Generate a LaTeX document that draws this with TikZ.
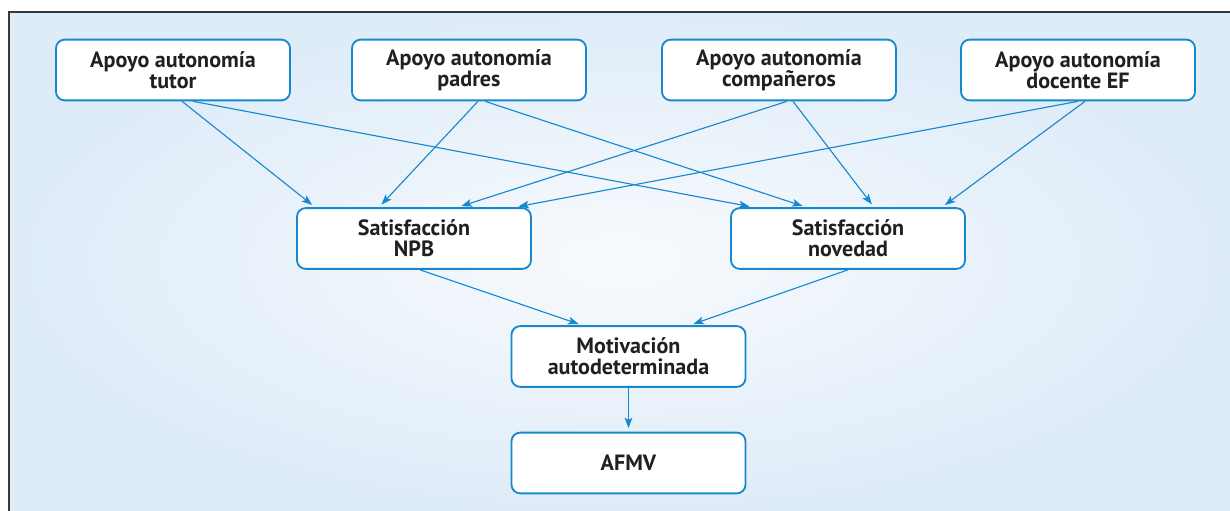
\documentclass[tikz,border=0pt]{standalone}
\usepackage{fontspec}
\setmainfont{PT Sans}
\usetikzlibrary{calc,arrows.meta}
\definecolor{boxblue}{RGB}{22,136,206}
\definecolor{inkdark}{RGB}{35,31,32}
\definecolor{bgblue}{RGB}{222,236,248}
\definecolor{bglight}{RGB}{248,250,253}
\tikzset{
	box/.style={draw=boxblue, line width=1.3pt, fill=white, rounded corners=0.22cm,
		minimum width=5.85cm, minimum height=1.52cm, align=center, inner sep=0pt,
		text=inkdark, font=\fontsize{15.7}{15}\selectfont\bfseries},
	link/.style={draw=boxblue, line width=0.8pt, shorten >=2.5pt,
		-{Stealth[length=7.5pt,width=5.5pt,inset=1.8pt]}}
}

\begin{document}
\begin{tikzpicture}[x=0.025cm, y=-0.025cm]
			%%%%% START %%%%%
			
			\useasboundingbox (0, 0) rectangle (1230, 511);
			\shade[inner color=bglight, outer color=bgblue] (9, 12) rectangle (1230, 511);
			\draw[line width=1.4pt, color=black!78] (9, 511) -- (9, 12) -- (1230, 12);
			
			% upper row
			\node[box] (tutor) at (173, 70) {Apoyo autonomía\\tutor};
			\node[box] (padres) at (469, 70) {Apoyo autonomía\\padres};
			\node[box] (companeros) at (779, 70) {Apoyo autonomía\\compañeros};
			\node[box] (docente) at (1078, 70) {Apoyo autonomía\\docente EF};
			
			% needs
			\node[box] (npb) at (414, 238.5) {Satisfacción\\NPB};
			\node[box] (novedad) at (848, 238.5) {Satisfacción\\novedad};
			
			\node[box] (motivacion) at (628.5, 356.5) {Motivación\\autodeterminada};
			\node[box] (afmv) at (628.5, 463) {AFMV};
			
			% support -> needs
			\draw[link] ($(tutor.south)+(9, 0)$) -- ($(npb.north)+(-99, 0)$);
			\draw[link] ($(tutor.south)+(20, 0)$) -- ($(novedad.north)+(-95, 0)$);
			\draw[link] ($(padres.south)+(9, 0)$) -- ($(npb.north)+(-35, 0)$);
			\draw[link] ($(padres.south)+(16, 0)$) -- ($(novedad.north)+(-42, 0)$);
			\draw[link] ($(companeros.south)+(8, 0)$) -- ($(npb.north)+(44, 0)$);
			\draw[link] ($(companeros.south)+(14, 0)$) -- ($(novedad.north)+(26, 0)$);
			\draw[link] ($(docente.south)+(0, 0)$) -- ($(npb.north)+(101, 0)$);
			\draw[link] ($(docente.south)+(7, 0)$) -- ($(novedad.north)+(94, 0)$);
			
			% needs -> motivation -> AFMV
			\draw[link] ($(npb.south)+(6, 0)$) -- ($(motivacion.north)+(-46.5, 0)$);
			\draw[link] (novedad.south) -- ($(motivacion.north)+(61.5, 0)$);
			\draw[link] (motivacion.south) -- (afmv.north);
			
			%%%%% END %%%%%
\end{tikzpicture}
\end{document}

Written problem ▸ Restate the whole listing above exactly, except for its images.

Solution to this task ▸
Generate a LaTeX document that draws this with TikZ.
\documentclass[tikz,border=0pt]{standalone}
\usepackage{fontspec}
\setmainfont{PT Sans}
\usetikzlibrary{calc,arrows.meta}
\definecolor{boxblue}{RGB}{22,136,206}
\definecolor{inkdark}{RGB}{35,31,32}
\definecolor{bgblue}{RGB}{222,236,248}
\definecolor{bglight}{RGB}{248,250,253}
\tikzset{
	box/.style={draw=boxblue, line width=1.3pt, fill=white, rounded corners=0.22cm,
		minimum width=5.85cm, minimum height=1.52cm, align=center, inner sep=0pt,
		text=inkdark, font=\fontsize{15.7}{15}\selectfont\bfseries},
	link/.style={draw=boxblue, line width=0.8pt, shorten >=2.5pt,
		-{Stealth[length=7.5pt,width=5.5pt,inset=1.8pt]}}
}

\begin{document}
\begin{tikzpicture}[x=0.025cm, y=-0.025cm]
			%%%%% START %%%%%
			
			\useasboundingbox (0, 0) rectangle (1230, 511);
			\shade[inner color=bglight, outer color=bgblue] (9, 12) rectangle (1230, 511);
			\draw[line width=1.4pt, color=black!78] (9, 511) -- (9, 12) -- (1230, 12);
			
			% upper row
			\node[box] (tutor) at (173, 70) {Apoyo autonomía\\tutor};
			\node[box] (padres) at (469, 70) {Apoyo autonomía\\padres};
			\node[box] (companeros) at (779, 70) {Apoyo autonomía\\compañeros};
			\node[box] (docente) at (1078, 70) {Apoyo autonomía\\docente EF};
			
			% needs
			\node[box] (npb) at (414, 238.5) {Satisfacción\\NPB};
			\node[box] (novedad) at (848, 238.5) {Satisfacción\\novedad};
			
			\node[box] (motivacion) at (628.5, 356.5) {Motivación\\autodeterminada};
			\node[box] (afmv) at (628.5, 463) {AFMV};
			
			% support -> needs
			\draw[link] ($(tutor.south)+(9, 0)$) -- ($(npb.north)+(-99, 0)$);
			\draw[link] ($(tutor.south)+(20, 0)$) -- ($(novedad.north)+(-95, 0)$);
			\draw[link] ($(padres.south)+(9, 0)$) -- ($(npb.north)+(-35, 0)$);
			\draw[link] ($(padres.south)+(16, 0)$) -- ($(novedad.north)+(-42, 0)$);
			\draw[link] ($(companeros.south)+(8, 0)$) -- ($(npb.north)+(44, 0)$);
			\draw[link] ($(companeros.south)+(14, 0)$) -- ($(novedad.north)+(26, 0)$);
			\draw[link] ($(docente.south)+(0, 0)$) -- ($(npb.north)+(101, 0)$);
			\draw[link] ($(docente.south)+(7, 0)$) -- ($(novedad.north)+(94, 0)$);
			
			% needs -> motivation -> AFMV
			\draw[link] ($(npb.south)+(6, 0)$) -- ($(motivacion.north)+(-46.5, 0)$);
			\draw[link] (novedad.south) -- ($(motivacion.north)+(61.5, 0)$);
			\draw[link] (motivacion.south) -- (afmv.north);
			
			%%%%% END %%%%%
\end{tikzpicture}
\end{document}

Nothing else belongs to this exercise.